> Supplied information:
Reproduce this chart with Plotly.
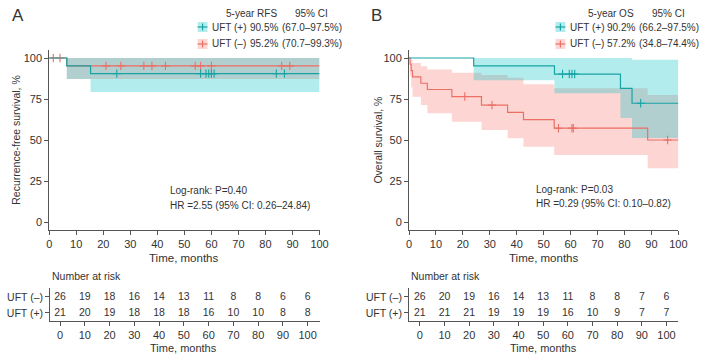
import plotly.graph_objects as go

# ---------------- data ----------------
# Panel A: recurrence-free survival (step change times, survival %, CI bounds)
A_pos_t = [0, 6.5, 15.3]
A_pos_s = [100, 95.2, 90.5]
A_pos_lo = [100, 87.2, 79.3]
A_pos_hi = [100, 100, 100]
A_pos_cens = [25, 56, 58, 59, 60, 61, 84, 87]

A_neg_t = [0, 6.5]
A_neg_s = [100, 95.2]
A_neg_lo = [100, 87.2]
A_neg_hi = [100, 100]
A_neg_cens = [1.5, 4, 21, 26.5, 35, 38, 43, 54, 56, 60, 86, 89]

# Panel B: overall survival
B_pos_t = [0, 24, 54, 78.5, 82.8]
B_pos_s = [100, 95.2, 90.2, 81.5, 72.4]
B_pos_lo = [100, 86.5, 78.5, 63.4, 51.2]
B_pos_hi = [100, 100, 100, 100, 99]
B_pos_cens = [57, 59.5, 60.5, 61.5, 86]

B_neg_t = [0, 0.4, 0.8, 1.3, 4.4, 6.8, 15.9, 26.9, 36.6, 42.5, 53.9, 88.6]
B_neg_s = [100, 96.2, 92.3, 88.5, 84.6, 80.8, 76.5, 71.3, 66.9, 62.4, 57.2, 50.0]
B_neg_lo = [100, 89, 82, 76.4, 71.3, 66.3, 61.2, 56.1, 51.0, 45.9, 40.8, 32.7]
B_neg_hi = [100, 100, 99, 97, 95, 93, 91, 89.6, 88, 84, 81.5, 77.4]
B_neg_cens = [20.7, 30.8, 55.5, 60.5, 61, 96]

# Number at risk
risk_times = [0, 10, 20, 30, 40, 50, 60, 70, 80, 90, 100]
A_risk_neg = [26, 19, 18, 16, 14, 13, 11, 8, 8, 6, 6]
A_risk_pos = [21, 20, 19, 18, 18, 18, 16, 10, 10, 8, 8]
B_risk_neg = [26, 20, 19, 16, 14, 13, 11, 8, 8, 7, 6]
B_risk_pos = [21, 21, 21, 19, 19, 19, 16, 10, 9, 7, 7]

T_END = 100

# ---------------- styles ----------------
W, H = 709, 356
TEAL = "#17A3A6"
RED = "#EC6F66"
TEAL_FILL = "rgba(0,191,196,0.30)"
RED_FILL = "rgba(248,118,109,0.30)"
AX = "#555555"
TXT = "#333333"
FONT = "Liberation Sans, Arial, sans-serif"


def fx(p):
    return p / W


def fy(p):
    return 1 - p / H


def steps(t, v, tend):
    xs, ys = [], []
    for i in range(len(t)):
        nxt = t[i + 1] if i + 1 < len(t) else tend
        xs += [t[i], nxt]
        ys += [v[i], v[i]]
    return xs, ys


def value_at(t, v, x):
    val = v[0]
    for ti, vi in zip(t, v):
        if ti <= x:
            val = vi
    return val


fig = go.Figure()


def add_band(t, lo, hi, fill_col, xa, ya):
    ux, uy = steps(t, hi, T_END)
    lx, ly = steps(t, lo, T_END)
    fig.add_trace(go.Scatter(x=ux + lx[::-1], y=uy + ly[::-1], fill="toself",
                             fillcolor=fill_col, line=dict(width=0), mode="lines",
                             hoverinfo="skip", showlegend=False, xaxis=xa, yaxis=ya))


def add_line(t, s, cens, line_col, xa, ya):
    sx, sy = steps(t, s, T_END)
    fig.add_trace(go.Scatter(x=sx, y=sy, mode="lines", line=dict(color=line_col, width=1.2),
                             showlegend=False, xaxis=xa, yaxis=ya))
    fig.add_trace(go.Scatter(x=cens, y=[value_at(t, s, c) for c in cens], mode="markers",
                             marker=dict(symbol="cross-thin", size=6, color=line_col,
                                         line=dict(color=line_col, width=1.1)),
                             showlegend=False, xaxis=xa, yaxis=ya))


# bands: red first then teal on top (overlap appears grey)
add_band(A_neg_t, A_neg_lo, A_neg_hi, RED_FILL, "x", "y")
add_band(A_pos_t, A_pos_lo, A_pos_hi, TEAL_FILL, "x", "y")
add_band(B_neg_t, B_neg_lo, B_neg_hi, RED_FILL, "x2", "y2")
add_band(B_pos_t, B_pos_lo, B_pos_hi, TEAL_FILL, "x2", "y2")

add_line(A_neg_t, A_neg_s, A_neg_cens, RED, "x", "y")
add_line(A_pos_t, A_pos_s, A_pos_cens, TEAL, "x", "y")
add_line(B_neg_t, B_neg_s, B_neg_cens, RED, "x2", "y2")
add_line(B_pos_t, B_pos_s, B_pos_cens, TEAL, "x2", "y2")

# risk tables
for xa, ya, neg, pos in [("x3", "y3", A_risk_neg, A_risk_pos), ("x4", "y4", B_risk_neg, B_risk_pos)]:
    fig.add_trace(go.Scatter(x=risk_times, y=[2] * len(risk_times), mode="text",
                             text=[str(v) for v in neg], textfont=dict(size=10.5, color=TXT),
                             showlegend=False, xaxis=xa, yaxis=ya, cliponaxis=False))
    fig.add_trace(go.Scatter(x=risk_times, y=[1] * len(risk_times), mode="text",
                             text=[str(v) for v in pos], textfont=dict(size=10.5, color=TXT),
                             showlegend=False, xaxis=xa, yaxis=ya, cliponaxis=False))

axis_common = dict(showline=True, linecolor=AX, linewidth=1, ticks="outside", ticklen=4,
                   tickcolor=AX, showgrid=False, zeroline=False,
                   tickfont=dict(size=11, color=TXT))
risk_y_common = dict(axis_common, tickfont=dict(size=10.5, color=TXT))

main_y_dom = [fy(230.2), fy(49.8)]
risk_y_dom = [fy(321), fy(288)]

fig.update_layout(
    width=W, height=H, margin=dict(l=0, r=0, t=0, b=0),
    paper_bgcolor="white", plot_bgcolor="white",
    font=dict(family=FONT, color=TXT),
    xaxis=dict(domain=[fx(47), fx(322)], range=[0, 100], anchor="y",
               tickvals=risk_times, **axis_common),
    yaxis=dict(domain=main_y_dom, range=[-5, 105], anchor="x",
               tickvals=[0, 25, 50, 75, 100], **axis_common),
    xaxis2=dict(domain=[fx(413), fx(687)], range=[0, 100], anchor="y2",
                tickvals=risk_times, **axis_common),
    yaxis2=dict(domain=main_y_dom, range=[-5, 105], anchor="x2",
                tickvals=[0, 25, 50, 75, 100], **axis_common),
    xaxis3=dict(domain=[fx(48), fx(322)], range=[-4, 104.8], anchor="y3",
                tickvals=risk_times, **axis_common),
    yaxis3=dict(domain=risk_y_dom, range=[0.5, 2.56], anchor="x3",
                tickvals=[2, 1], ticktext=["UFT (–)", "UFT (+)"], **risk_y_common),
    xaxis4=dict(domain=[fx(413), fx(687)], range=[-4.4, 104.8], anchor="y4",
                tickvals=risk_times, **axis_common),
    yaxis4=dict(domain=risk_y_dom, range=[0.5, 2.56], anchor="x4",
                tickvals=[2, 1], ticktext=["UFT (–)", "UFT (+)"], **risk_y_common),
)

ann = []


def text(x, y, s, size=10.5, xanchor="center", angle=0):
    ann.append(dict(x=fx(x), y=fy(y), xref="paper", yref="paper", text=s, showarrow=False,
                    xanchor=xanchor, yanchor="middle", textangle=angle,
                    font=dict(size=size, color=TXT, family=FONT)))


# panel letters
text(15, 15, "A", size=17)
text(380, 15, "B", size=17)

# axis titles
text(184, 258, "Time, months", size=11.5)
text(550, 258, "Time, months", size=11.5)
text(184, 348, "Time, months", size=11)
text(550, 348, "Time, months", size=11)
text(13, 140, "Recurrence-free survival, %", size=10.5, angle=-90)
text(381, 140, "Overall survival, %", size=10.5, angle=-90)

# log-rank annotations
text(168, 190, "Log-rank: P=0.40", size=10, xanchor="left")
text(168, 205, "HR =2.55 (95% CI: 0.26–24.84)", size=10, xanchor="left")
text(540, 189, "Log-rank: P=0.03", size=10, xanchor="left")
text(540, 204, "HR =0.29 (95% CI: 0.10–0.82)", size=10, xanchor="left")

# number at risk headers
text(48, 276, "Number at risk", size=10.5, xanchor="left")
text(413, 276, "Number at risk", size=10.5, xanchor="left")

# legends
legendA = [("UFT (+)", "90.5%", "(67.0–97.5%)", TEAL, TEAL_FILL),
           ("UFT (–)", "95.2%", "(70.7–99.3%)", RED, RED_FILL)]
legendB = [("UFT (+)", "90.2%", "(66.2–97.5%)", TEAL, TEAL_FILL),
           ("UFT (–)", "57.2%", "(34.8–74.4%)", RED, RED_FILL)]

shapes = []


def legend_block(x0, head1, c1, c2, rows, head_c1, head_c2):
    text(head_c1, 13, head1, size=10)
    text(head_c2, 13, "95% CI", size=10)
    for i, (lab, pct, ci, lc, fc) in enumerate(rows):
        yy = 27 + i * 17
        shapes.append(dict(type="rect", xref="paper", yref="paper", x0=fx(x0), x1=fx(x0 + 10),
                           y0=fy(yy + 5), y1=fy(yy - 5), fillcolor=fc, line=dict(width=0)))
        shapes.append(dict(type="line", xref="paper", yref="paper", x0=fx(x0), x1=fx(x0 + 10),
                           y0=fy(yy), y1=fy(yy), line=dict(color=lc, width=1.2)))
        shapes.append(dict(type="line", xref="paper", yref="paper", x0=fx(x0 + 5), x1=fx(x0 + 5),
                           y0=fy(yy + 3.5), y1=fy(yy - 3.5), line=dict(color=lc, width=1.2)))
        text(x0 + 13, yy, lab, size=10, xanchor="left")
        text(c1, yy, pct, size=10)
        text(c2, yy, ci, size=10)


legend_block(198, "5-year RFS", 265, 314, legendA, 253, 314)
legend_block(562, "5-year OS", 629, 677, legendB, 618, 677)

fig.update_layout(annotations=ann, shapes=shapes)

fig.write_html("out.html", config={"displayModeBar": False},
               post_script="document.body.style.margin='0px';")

> Prompt: Leave out the pictures. Transcribe only the lines above, from the first through the one that contains "60, 86, 89]".

> Correct response:
Reproduce this chart with Plotly.
import plotly.graph_objects as go

# ---------------- data ----------------
# Panel A: recurrence-free survival (step change times, survival %, CI bounds)
A_pos_t = [0, 6.5, 15.3]
A_pos_s = [100, 95.2, 90.5]
A_pos_lo = [100, 87.2, 79.3]
A_pos_hi = [100, 100, 100]
A_pos_cens = [25, 56, 58, 59, 60, 61, 84, 87]

A_neg_t = [0, 6.5]
A_neg_s = [100, 95.2]
A_neg_lo = [100, 87.2]
A_neg_hi = [100, 100]
A_neg_cens = [1.5, 4, 21, 26.5, 35, 38, 43, 54, 56, 60, 86, 89]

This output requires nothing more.